Le Journal du off
Pierre Bogart, journaliste pour Le Citoyen, va couvrir la campagne présidentielle de 2017. Bien informé grâce à son réseau, il recueille les brèves de comptoir de son ami Nacer, se fait pédagogue avec sa lycéenne de fille Chloé et filtre les « off » de la campagne – ces paroles déversées à micro fermé que l’on retrouve toujours, d’une manière ou d’une autre, dans un article. Entre mise en examen, jeu de cour et coups bas, le récit d’une campagne moins folle que navrante…
En préface, l’auteur Renaud Saint-Cricq explique son projet : « raconter en temps réel les coulisses de la campagne présidentielle en couvrant l’ensemble du paysage politique ». Trouver les infos relevait donc du défi. Mais voilà, l’ambition de l’album a été dépassée par un scénario inattendu et c’est bien le problème ici : les auteurs passent à côté de leur sujet. On s’explique. « L’habillage fictionnel » est plutôt bien vu. À travers les yeux d’un journaliste, on suit les tractations, les coups de gueule et les retournements de situation d’une campagne harassante. Largement centré sur la droite et ses déboires avec Fillon, l’album décrit la confusion d’un côté, de l’autre les atermoiements agaçants d’un François Hollande déboussolé. Quid de l’homme à l’ascension fulgurante que personne n’attendait à cette élection ? Rien ou presque. À croire que les auteurs, pour le coup, manquaient d’infos de ce côté. Hamon, Mélenchon, Valls, Juppé, Fillon ou Sarkozy s’agitent ainsi en vain, déjà dépassés, sans le savoir, par un homme qui a tout compris avant eux. Mais on ne lira rien sur le sujet dans la BD. Et c’est le plus regrettable ici. Car au final, l’album montre surtout des pratiques politiciennes déjà datées, des petits bruits de couloirs et des enfantillages d’hommes mus par la seule ambition individuelle.

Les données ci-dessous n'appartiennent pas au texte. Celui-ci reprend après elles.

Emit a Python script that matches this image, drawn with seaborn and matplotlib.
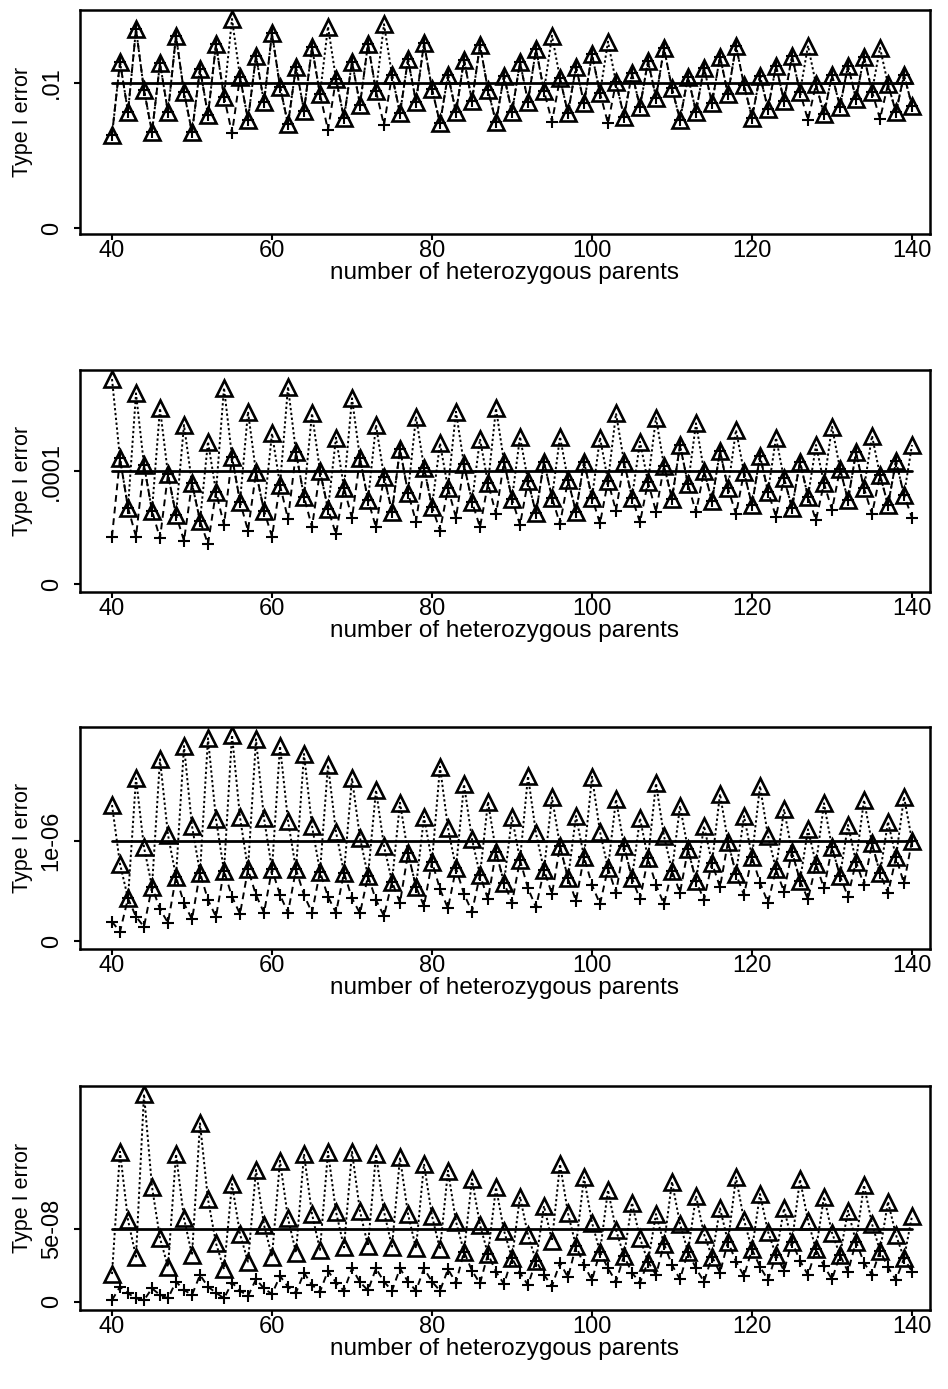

Peu de révélations donc, quelques traits d’humour ici ou là, mais surtout un ensemble peu intéressant et bavard. Et le dessin de James, si alerte d’habitude, échoue ici à croquer de belles caricatures, tout juste des images affadies et peu reconnaissables d’une galerie politique ringardisée. Bref, si malgré tout la BD se lit, elle se révèle mal centrée, anecdotique et pénalisée par son souci de l’urgence.